:: TASK PROMPT ::
Every entry below should be transcribed exactly; pictures stay out of the copy.

:: DATA ::
---

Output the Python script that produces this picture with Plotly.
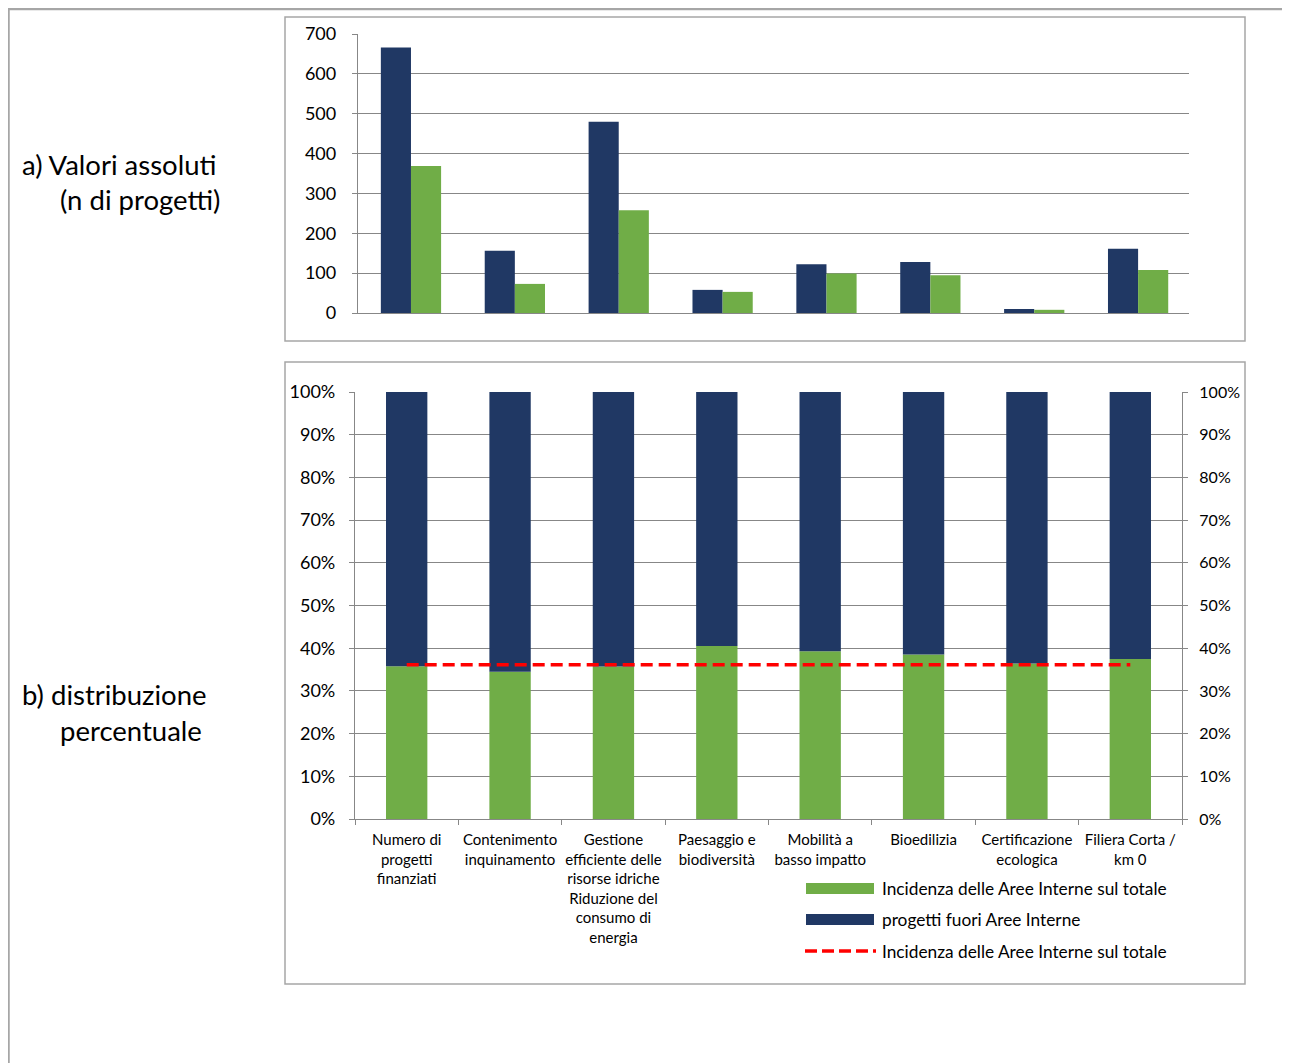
import plotly.graph_objects as go

# ---------------- data ----------------
categories = [
    "Numero di progetti finanziati",
    "Contenimento inquinamento",
    "Gestione efficiente delle risorse idriche Riduzione del consumo di energia",
    "Paesaggio e biodiversità",
    "Mobilità a basso impatto",
    "Bioedilizia",
    "Certificazione ecologica",
    "Filiera Corta / km 0",
]
tick_labels = [
    "Numero di<br>progetti<br>finanziati",
    "Contenimento<br>inquinamento",
    "Gestione<br>efficiente delle<br>risorse idriche<br>Riduzione del<br>consumo di<br>energia",
    "Paesaggio e<br>biodiversità",
    "Mobilità a<br>basso impatto",
    "Bioedilizia",
    "Certificazione<br>ecologica",
    "Filiera Corta /<br>km 0",
]
# a) absolute values (number of projects)
fuori_abs = [666, 156, 480, 58, 122, 128, 10, 161]
interne_abs = [369, 73, 258, 53, 99, 95, 8, 108]
# b) percentage distribution
interne_pct = [35.8, 34.5, 35.7, 40.5, 39.3, 38.5, 36.4, 37.5]
fuori_pct = [64.2, 65.5, 64.3, 59.5, 60.7, 61.5, 63.6, 62.5]
incidenza_totale = [36.1, 36.1, 36.1, 36.1, 36.1, 36.1, 36.1, 36.1]

NAVY = "#203864"
GREEN = "#70AD47"
RED = "#FF0000"
GRID = "#878787"
FRAME = "#A6A6A6"
FONT = "Lato"

W, H = 1290, 1063
OFF = 8  # page body margin

def px(x):
    return (x - OFF) / W

def py(y):
    return 1 - (y - OFF) / H

fig = go.Figure()

# top chart: grouped bars
fig.add_trace(go.Bar(x=categories, y=fuori_abs, name="progetti fuori Aree Interne",
                     marker=dict(color=NAVY, line=dict(width=0)),
                     width=0.29, offset=-0.28, xaxis="x", yaxis="y", showlegend=False))
fig.add_trace(go.Bar(x=categories, y=interne_abs, name="progetti in Aree Interne",
                     marker=dict(color=GREEN, line=dict(width=0)),
                     width=0.29, offset=0.01, xaxis="x", yaxis="y", showlegend=False))

# bottom chart: stacked 100% bars
fig.add_trace(go.Bar(x=categories, y=interne_pct, name="Incidenza delle Aree Interne sul totale",
                     marker=dict(color=GREEN, line=dict(width=0)),
                     width=0.40, offset=-0.20, xaxis="x2", yaxis="y2", showlegend=False))
fig.add_trace(go.Bar(x=categories, y=fuori_pct, base=interne_pct, name="progetti fuori Aree Interne",
                     marker=dict(color=NAVY, line=dict(width=0)),
                     width=0.40, offset=-0.20, xaxis="x2", yaxis="y2", showlegend=False))
fig.add_trace(go.Scatter(x=categories, y=incidenza_totale, mode="lines",
                         name="Incidenza delle Aree Interne sul totale",
                         line=dict(color=RED, width=3.5, dash="12px,6px"),
                         xaxis="x2", yaxis="y3", showlegend=False))

axis_common = dict(linecolor=GRID, linewidth=1.3, tickcolor=GRID, tickwidth=1.3,
                   automargin=False)

fig.update_layout(
    width=W, height=H,
    margin=dict(l=0, r=0, t=0, b=0, autoexpand=False),
    paper_bgcolor="white", plot_bgcolor="white",
    barmode="overlay",
    font=dict(family=FONT, color="#000000"),
    showlegend=False,
    xaxis=dict(domain=[px(358), px(1189)], anchor="y", type="category",
               categoryorder="array", categoryarray=categories,
               range=[-0.5, 7.5], showticklabels=False, ticks="",
               showline=True, showgrid=False, zeroline=False, **axis_common),
    yaxis=dict(domain=[py(313), py(34)], anchor="x", range=[0, 700], dtick=100,
               showgrid=True, gridcolor=GRID, gridwidth=1.3, zeroline=False,
               showline=True, ticks="outside", ticklen=5,
               tickfont=dict(size=18, family=FONT), ticklabelstandoff=12, **axis_common),
    xaxis2=dict(domain=[px(355), px(1182)], anchor="y2", type="category",
                categoryorder="array", categoryarray=categories,
                range=[-0.5, 7.5], tickvals=categories, ticktext=tick_labels,
                tickson="boundaries", ticks="outside", ticklen=5, tickangle=0,
                showline=True, showgrid=False, zeroline=False,
                tickfont=dict(size=15, family=FONT), ticklabelstandoff=7, **axis_common),
    yaxis2=dict(domain=[py(819), py(392)], anchor="x2", range=[0, 100], dtick=10,
                ticksuffix="%", showgrid=True, gridcolor=GRID, gridwidth=1.3, zeroline=False,
                showline=True, ticks="outside", ticklen=5,
                tickfont=dict(size=18, family=FONT), ticklabelstandoff=10, **axis_common),
    yaxis3=dict(overlaying="y2", anchor="x2", side="right", range=[0, 100], dtick=10,
                ticksuffix="%", showgrid=False, zeroline=False,
                showline=True, ticks="outside", ticklen=5,
                tickfont=dict(size=16, family=FONT), ticklabelstandoff=8, **axis_common),
)

shapes = []
# outer frame (top and left edges)
shapes.append(dict(type="path", xref="paper", yref="paper",
                   path=f"M {px(8.5)},{py(1080)} L {px(8.5)},{py(9)} L {px(1300)},{py(9)}",
                   line=dict(color=FRAME, width=2.5)))
# chart boxes
shapes.append(dict(type="rect", xref="paper", yref="paper",
                   x0=px(285), x1=px(1245), y0=py(341), y1=py(17),
                   line=dict(color=FRAME, width=1.5), fillcolor="rgba(0,0,0,0)", layer="below"))
shapes.append(dict(type="rect", xref="paper", yref="paper",
                   x0=px(285), x1=px(1245), y0=py(984), y1=py(362),
                   line=dict(color=FRAME, width=1.5), fillcolor="rgba(0,0,0,0)", layer="below"))
# legend symbols
shapes.append(dict(type="rect", xref="paper", yref="paper",
                   x0=px(806), x1=px(874), y0=py(894), y1=py(883),
                   line=dict(width=0), fillcolor=GREEN))
shapes.append(dict(type="rect", xref="paper", yref="paper",
                   x0=px(806), x1=px(874), y0=py(925), y1=py(914),
                   line=dict(width=0), fillcolor=NAVY))
shapes.append(dict(type="line", xref="paper", yref="paper",
                   x0=px(805), x1=px(876), y0=py(951), y1=py(951),
                   line=dict(color=RED, width=3.5, dash="12px,5px")))
fig.update_layout(shapes=shapes)

ann = []
legend_texts = ["Incidenza delle Aree Interne sul totale",
                "progetti fuori Aree Interne",
                "Incidenza delle Aree Interne sul totale"]
for t, yy in zip(legend_texts, [888.5, 919.5, 951]):
    ann.append(dict(text=t, x=px(880), y=py(yy), xref="paper", yref="paper",
                    xanchor="left", yanchor="middle", showarrow=False,
                    font=dict(size=17.3, family=FONT, color="#000000")))
side_labels = [("a) Valori assoluti", 20, 164), ("(n di progetti)", 58, 200),
               ("b) distribuzione", 20, 694), ("percentuale", 58, 730)]
for t, xx, yy in side_labels:
    ann.append(dict(text=t, x=px(xx), y=py(yy), xref="paper", yref="paper",
                    xanchor="left", yanchor="middle", showarrow=False,
                    font=dict(size=27.5, family=FONT, color="#000000")))
fig.update_layout(annotations=ann)

fig.write_html("out.html")
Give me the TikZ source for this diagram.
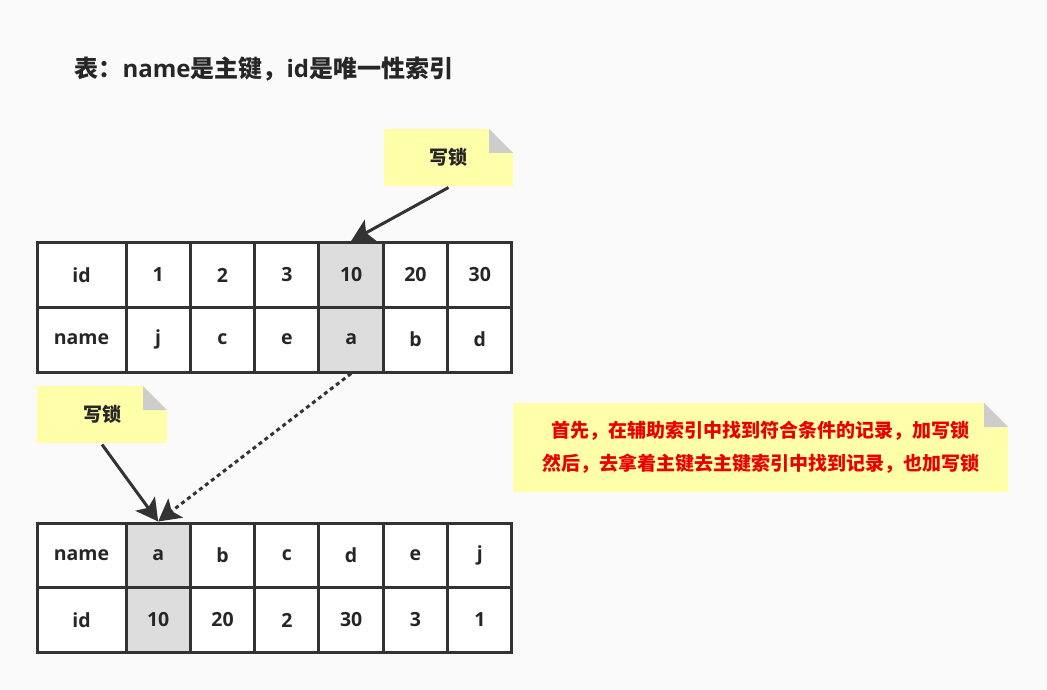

---

:: EXERCISE RESULT ::
Output the Python script that produces this picture with Plotly.
import plotly.graph_objects as go

# ---------------- data ----------------
categories = [
    "Numero di progetti finanziati",
    "Contenimento inquinamento",
    "Gestione efficiente delle risorse idriche Riduzione del consumo di energia",
    "Paesaggio e biodiversità",
    "Mobilità a basso impatto",
    "Bioedilizia",
    "Certificazione ecologica",
    "Filiera Corta / km 0",
]
tick_labels = [
    "Numero di<br>progetti<br>finanziati",
    "Contenimento<br>inquinamento",
    "Gestione<br>efficiente delle<br>risorse idriche<br>Riduzione del<br>consumo di<br>energia",
    "Paesaggio e<br>biodiversità",
    "Mobilità a<br>basso impatto",
    "Bioedilizia",
    "Certificazione<br>ecologica",
    "Filiera Corta /<br>km 0",
]
# a) absolute values (number of projects)
fuori_abs = [666, 156, 480, 58, 122, 128, 10, 161]
interne_abs = [369, 73, 258, 53, 99, 95, 8, 108]
# b) percentage distribution
interne_pct = [35.8, 34.5, 35.7, 40.5, 39.3, 38.5, 36.4, 37.5]
fuori_pct = [64.2, 65.5, 64.3, 59.5, 60.7, 61.5, 63.6, 62.5]
incidenza_totale = [36.1, 36.1, 36.1, 36.1, 36.1, 36.1, 36.1, 36.1]

NAVY = "#203864"
GREEN = "#70AD47"
RED = "#FF0000"
GRID = "#878787"
FRAME = "#A6A6A6"
FONT = "Lato"

W, H = 1290, 1063
OFF = 8  # page body margin

def px(x):
    return (x - OFF) / W

def py(y):
    return 1 - (y - OFF) / H

fig = go.Figure()

# top chart: grouped bars
fig.add_trace(go.Bar(x=categories, y=fuori_abs, name="progetti fuori Aree Interne",
                     marker=dict(color=NAVY, line=dict(width=0)),
                     width=0.29, offset=-0.28, xaxis="x", yaxis="y", showlegend=False))
fig.add_trace(go.Bar(x=categories, y=interne_abs, name="progetti in Aree Interne",
                     marker=dict(color=GREEN, line=dict(width=0)),
                     width=0.29, offset=0.01, xaxis="x", yaxis="y", showlegend=False))

# bottom chart: stacked 100% bars
fig.add_trace(go.Bar(x=categories, y=interne_pct, name="Incidenza delle Aree Interne sul totale",
                     marker=dict(color=GREEN, line=dict(width=0)),
                     width=0.40, offset=-0.20, xaxis="x2", yaxis="y2", showlegend=False))
fig.add_trace(go.Bar(x=categories, y=fuori_pct, base=interne_pct, name="progetti fuori Aree Interne",
                     marker=dict(color=NAVY, line=dict(width=0)),
                     width=0.40, offset=-0.20, xaxis="x2", yaxis="y2", showlegend=False))
fig.add_trace(go.Scatter(x=categories, y=incidenza_totale, mode="lines",
                         name="Incidenza delle Aree Interne sul totale",
                         line=dict(color=RED, width=3.5, dash="12px,6px"),
                         xaxis="x2", yaxis="y3", showlegend=False))

axis_common = dict(linecolor=GRID, linewidth=1.3, tickcolor=GRID, tickwidth=1.3,
                   automargin=False)

fig.update_layout(
    width=W, height=H,
    margin=dict(l=0, r=0, t=0, b=0, autoexpand=False),
    paper_bgcolor="white", plot_bgcolor="white",
    barmode="overlay",
    font=dict(family=FONT, color="#000000"),
    showlegend=False,
    xaxis=dict(domain=[px(358), px(1189)], anchor="y", type="category",
               categoryorder="array", categoryarray=categories,
               range=[-0.5, 7.5], showticklabels=False, ticks="",
               showline=True, showgrid=False, zeroline=False, **axis_common),
    yaxis=dict(domain=[py(313), py(34)], anchor="x", range=[0, 700], dtick=100,
               showgrid=True, gridcolor=GRID, gridwidth=1.3, zeroline=False,
               showline=True, ticks="outside", ticklen=5,
               tickfont=dict(size=18, family=FONT), ticklabelstandoff=12, **axis_common),
    xaxis2=dict(domain=[px(355), px(1182)], anchor="y2", type="category",
                categoryorder="array", categoryarray=categories,
                range=[-0.5, 7.5], tickvals=categories, ticktext=tick_labels,
                tickson="boundaries", ticks="outside", ticklen=5, tickangle=0,
                showline=True, showgrid=False, zeroline=False,
                tickfont=dict(size=15, family=FONT), ticklabelstandoff=7, **axis_common),
    yaxis2=dict(domain=[py(819), py(392)], anchor="x2", range=[0, 100], dtick=10,
                ticksuffix="%", showgrid=True, gridcolor=GRID, gridwidth=1.3, zeroline=False,
                showline=True, ticks="outside", ticklen=5,
                tickfont=dict(size=18, family=FONT), ticklabelstandoff=10, **axis_common),
    yaxis3=dict(overlaying="y2", anchor="x2", side="right", range=[0, 100], dtick=10,
                ticksuffix="%", showgrid=False, zeroline=False,
                showline=True, ticks="outside", ticklen=5,
                tickfont=dict(size=16, family=FONT), ticklabelstandoff=8, **axis_common),
)

shapes = []
# outer frame (top and left edges)
shapes.append(dict(type="path", xref="paper", yref="paper",
                   path=f"M {px(8.5)},{py(1080)} L {px(8.5)},{py(9)} L {px(1300)},{py(9)}",
                   line=dict(color=FRAME, width=2.5)))
# chart boxes
shapes.append(dict(type="rect", xref="paper", yref="paper",
                   x0=px(285), x1=px(1245), y0=py(341), y1=py(17),
                   line=dict(color=FRAME, width=1.5), fillcolor="rgba(0,0,0,0)", layer="below"))
shapes.append(dict(type="rect", xref="paper", yref="paper",
                   x0=px(285), x1=px(1245), y0=py(984), y1=py(362),
                   line=dict(color=FRAME, width=1.5), fillcolor="rgba(0,0,0,0)", layer="below"))
# legend symbols
shapes.append(dict(type="rect", xref="paper", yref="paper",
                   x0=px(806), x1=px(874), y0=py(894), y1=py(883),
                   line=dict(width=0), fillcolor=GREEN))
shapes.append(dict(type="rect", xref="paper", yref="paper",
                   x0=px(806), x1=px(874), y0=py(925), y1=py(914),
                   line=dict(width=0), fillcolor=NAVY))
shapes.append(dict(type="line", xref="paper", yref="paper",
                   x0=px(805), x1=px(876), y0=py(951), y1=py(951),
                   line=dict(color=RED, width=3.5, dash="12px,5px")))
fig.update_layout(shapes=shapes)

ann = []
legend_texts = ["Incidenza delle Aree Interne sul totale",
                "progetti fuori Aree Interne",
                "Incidenza delle Aree Interne sul totale"]
for t, yy in zip(legend_texts, [888.5, 919.5, 951]):
    ann.append(dict(text=t, x=px(880), y=py(yy), xref="paper", yref="paper",
                    xanchor="left", yanchor="middle", showarrow=False,
                    font=dict(size=17.3, family=FONT, color="#000000")))
side_labels = [("a) Valori assoluti", 20, 164), ("(n di progetti)", 58, 200),
               ("b) distribuzione", 20, 694), ("percentuale", 58, 730)]
for t, xx, yy in side_labels:
    ann.append(dict(text=t, x=px(xx), y=py(yy), xref="paper", yref="paper",
                    xanchor="left", yanchor="middle", showarrow=False,
                    font=dict(size=27.5, family=FONT, color="#000000")))
fig.update_layout(annotations=ann)

fig.write_html("out.html")
Give me the TikZ source for this diagram.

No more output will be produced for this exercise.